AS: So. The patented genes with Monsanto. Can you explain that a bit more? Are they the only company that makes soy beans?

RK: Monsanto is amazing. They’re a company that practiced radiation on animals in the 40s and 50s. They invented Agent Orange in the 60s and 70s and now they’re the ones who provide us our food. They are looking to own seeds that they can use their chemicals on. They are looking for ways of selling fertilizer.

AS: But there are people who do soybeans without their seeds?

RK: Very few.

AS: [thinking. great the majority of the protein in my diet. Good thing I love quinoa]

RK: And they’re putting people out of business who don’t use theirs and that’s the problem. They’ve gained control. They own our food. This is all about anti-trust. How could this go on in our country? I’m so amazed.

AS: Even when you went to that organic market and that guy was pointing out that Kashii is owned by Kellogg and…

RK: It’s all a consolidated system. A lot of people feed into it but there’s a bottle neck because there are very few corporations that control it.

AS: So even with the USDA and FDA, they’ve lost control and the corporations have more control of the food industry?

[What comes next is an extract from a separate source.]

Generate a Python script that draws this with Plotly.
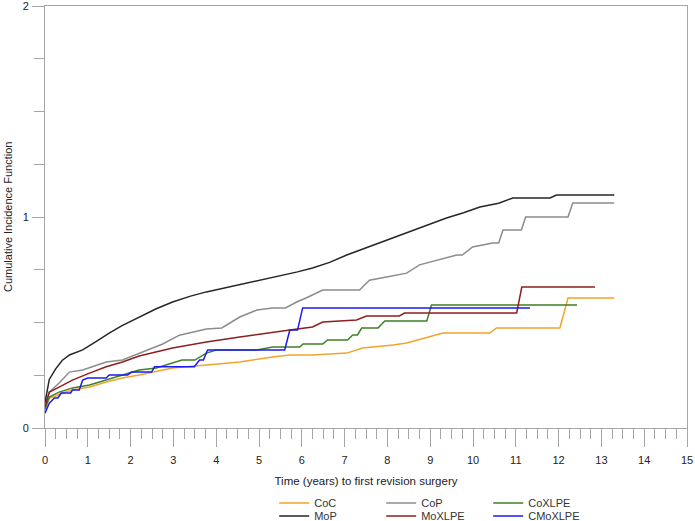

RK: Well there’s that woman whose son died of eating a hamburger. The horrible part was the meat that they knew had killed her son stayed on the shelf for 16 days after he died because the USDA did not have the power to recall that meat. I didn’t know that.

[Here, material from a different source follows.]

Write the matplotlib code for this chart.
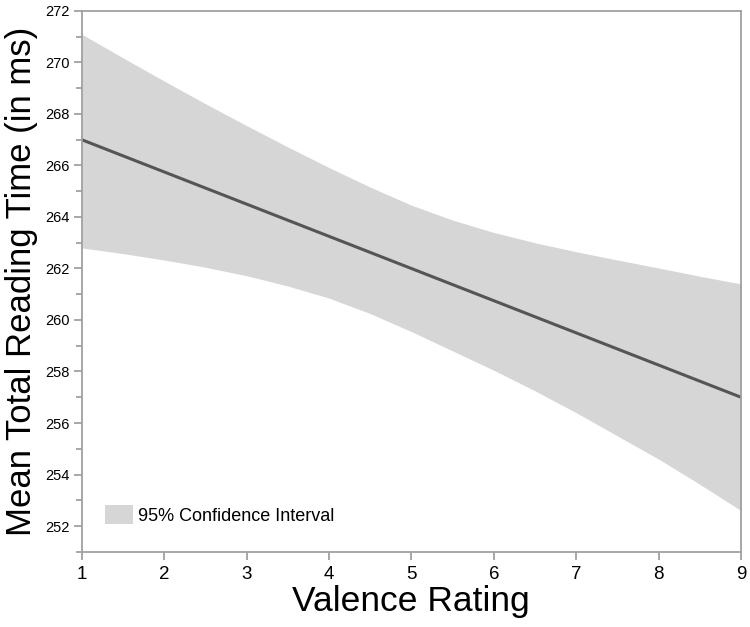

AS: I actually took a class in infectious diseases and it was interesting. Every week the professor had new articles and new things going on with food-borne illnesses when we discussed them.

RK: It’s constant. You think with science it should have gotten but it’s getting worse and that’s the scary part but I’m optimistic and I do believe that we’re going to change. I do believe that food safety laws are going to be one of the first things to change. The FDA will be able to gain control to be able to recall but the USDA recalls meat. The laws are so byzantine and none of them have power but it looks like it’s changing.

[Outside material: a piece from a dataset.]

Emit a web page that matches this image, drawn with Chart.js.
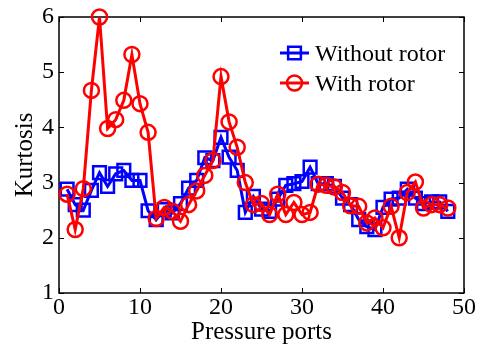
<!DOCTYPE html>
<html><head><meta charset="utf-8">
<script src="https://cdn.jsdelivr.net/npm/chart.js@4/dist/chart.umd.min.js"></script>
<style>html,body{margin:0;padding:0;background:#fff;overflow:hidden}</style>
</head><body>
<canvas id="c" width="480" height="349" style="display:block;width:480px;height:349px"></canvas>
<script>
// ---- data ----
const ports = [1,2,3,4,5,6,7,8,9,10,11,12,13,14,15,16,17,18,19,20,21,22,23,24,25,26,27,28,29,30,31,32,33,34,35,36,37,38,39,40,41,42,43,44,45,46,47,48];
const withoutRotor = [2.88,2.60,2.50,2.86,3.18,2.93,3.16,3.22,3.04,3.04,2.49,2.33,2.51,2.45,2.62,2.90,3.04,3.45,3.40,3.82,3.46,3.22,2.46,2.75,2.52,2.48,2.70,2.95,2.98,3.02,3.28,2.98,2.98,2.93,2.72,2.60,2.33,2.20,2.15,2.55,2.70,2.72,2.88,2.72,2.62,2.65,2.65,2.48];
const withRotor = [2.79,2.15,2.89,4.67,6.00,3.98,4.14,4.49,5.32,4.43,3.91,2.35,2.55,2.48,2.30,2.60,2.85,3.13,3.40,4.92,4.10,3.64,3.00,2.60,2.62,2.42,2.79,2.42,2.64,2.42,2.46,2.97,2.95,2.92,2.82,2.58,2.57,2.27,2.36,2.18,2.57,2.00,2.82,3.01,2.54,2.60,2.60,2.54];
const seriesNames = ['Without rotor','With rotor'];
const xTicks = [0,10,20,30,40,50];
const yTicks = [1,2,3,4,5,6];
const xTitle = 'Pressure ports';
const yTitle = 'Kurtosis';

const FONT = "'Liberation Serif','Times New Roman',serif";

const boxPlugin = {
  id: 'boxTicks',
  beforeDatasetsDraw(chart) {
    const {ctx, chartArea: a, scales: {x, y}} = chart;
    ctx.save();
    ctx.strokeStyle = '#000';
    ctx.lineWidth = 1.5;
    ctx.strokeRect(a.left, a.top, a.right - a.left, a.bottom - a.top);
    ctx.lineWidth = 1;
    const L = 5;
    ctx.beginPath();
    x.ticks.forEach(t => {
      const px = Math.round(x.getPixelForValue(t.value)) + 0.5;
      ctx.moveTo(px, a.bottom); ctx.lineTo(px, a.bottom - L);
      ctx.moveTo(px, a.top); ctx.lineTo(px, a.top + L);
    });
    y.ticks.forEach(t => {
      const py = Math.round(y.getPixelForValue(t.value)) + 0.5;
      ctx.moveTo(a.left, py); ctx.lineTo(a.left + L, py);
      ctx.moveTo(a.right, py); ctx.lineTo(a.right - L, py);
    });
    ctx.stroke();
    ctx.restore();
  },
  afterDraw(chart) {
    const ctx = chart.ctx;
    const items = [
      {ds: chart.data.datasets[0], y: 53, base: 61},
      {ds: chart.data.datasets[1], y: 83, base: 91}
    ];
    items.forEach(it => {
      const d = it.ds;
      ctx.save();
      ctx.strokeStyle = d.borderColor;
      ctx.lineWidth = d.borderWidth;
      ctx.beginPath(); ctx.moveTo(280, it.y); ctx.lineTo(309, it.y); ctx.stroke();
      ctx.fillStyle = 'rgba(0,0,0,0)';
      ctx.strokeStyle = d.pointBorderColor;
      ctx.lineWidth = d.pointBorderWidth;
      Chart.helpers.drawPoint(ctx, {pointStyle: d.pointStyle, radius: d.pointRadius, borderWidth: d.pointBorderWidth}, 294.5, it.y);
      ctx.restore();
      ctx.save();
      ctx.fillStyle = '#000';
      ctx.font = "24px " + FONT;
      ctx.textBaseline = 'alphabetic';
      ctx.textAlign = 'left';
      ctx.fillText(d.label, 315, it.base);
      ctx.restore();
    });
  }
};

new Chart(document.getElementById('c'), {
  type: 'line',
  data: {
    datasets: [
      {
        label: seriesNames[0],
        data: ports.map((p, i) => ({x: p, y: withoutRotor[i]})),
        borderColor: '#0000ff', backgroundColor: 'rgba(0,0,0,0)',
        borderWidth: 3, pointStyle: 'rect', pointRadius: 9,
        pointBorderWidth: 2.5, pointBackgroundColor: 'rgba(0,0,0,0)',
        pointBorderColor: '#0000ff', tension: 0, order: 1, clip: false
      },
      {
        label: seriesNames[1],
        data: ports.map((p, i) => ({x: p, y: withRotor[i]})),
        borderColor: '#ff0000', backgroundColor: 'rgba(0,0,0,0)',
        borderWidth: 3, pointStyle: 'circle', pointRadius: 7.5,
        pointBorderWidth: 2.5, pointBackgroundColor: 'rgba(0,0,0,0)',
        pointBorderColor: '#ff0000', tension: 0, order: 0, clip: false
      }
    ]
  },
  options: {
    responsive: false, animation: false, devicePixelRatio: 1,
    layout: {padding: {left: 0, right: 16, top: 13, bottom: 2}},
    plugins: {legend: {display: false}, tooltip: {enabled: false}},
    scales: {
      x: {
        type: 'linear', min: 0, max: 50,
        afterBuildTicks: s => { s.ticks = xTicks.map(v => ({value: v})); },
        afterFit: s => { s.height = 54; },
        grid: {display: false, drawTicks: false},
        border: {display: false},
        ticks: {color: '#000', padding: 3, maxRotation: 0, font: {family: FONT, size: 24, lineHeight: 1}},
        title: {display: true, text: xTitle, color: '#000', padding: 0, font: {family: FONT, size: 25, lineHeight: 1.2}}
      },
      y: {
        type: 'linear', min: 1, max: 6,
        afterBuildTicks: s => { s.ticks = yTicks.map(v => ({value: v})); },
        afterFit: s => { s.width = 59; },
        grid: {display: false, drawTicks: false},
        border: {display: false},
        ticks: {color: '#000', padding: 5, font: {family: FONT, size: 24, lineHeight: 1}},
        title: {display: true, text: yTitle, color: '#000', padding: {top: 10, bottom: 0}, font: {family: FONT, size: 25, lineHeight: 1.2}}
      }
    }
  },
  plugins: [boxPlugin]
});
</script>
</body></html>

AS: How can the average consumer make the changes and get her voice heard?

RK: First of all, shop at Farmer’s Markets whenever possible. Try to buy organic whenever possible. Try to buy local. But when you go to the supermarket, read labels. All those weird words for corn and soy, they are there to make us sick. Ask questions. Let people know we care. It’s going to change things. If you start asking question, start making changes, it’s going to affect that system. It’ll bring the cost down. As we increase the demand for this, it’ll improve the distribution systems.

AS: What are the biggest issues affecting the food industry?

RK: Well for me it was connecting the dots. The food system’s become industrialized. Corn and soy has become subsidized. The corn and soy is making us sick. One in three Americans is going to get diabetes and it’s going to bankrupt healthcare. We’re not allowed to know what’s in our food. Upton Sinclair in The Jungle wrote about a system that is broken and we kept improving the system but then it got worse and worse again. We use illegal immigrants. Think about a society using people who have no rights grow and process their food. There’s something wrong with that. Not only do we treat the animals badly, we treat the workers badly, and we treat the earth just as badly. And we the consumers are treated badly. So it’s broken.

AS: Why should people care about this film?

RK: Because we eat this stuff everyday. We should know what’s in the food. We’re not telling you what to eat but we’re telling you that you should have the right to know what you eat.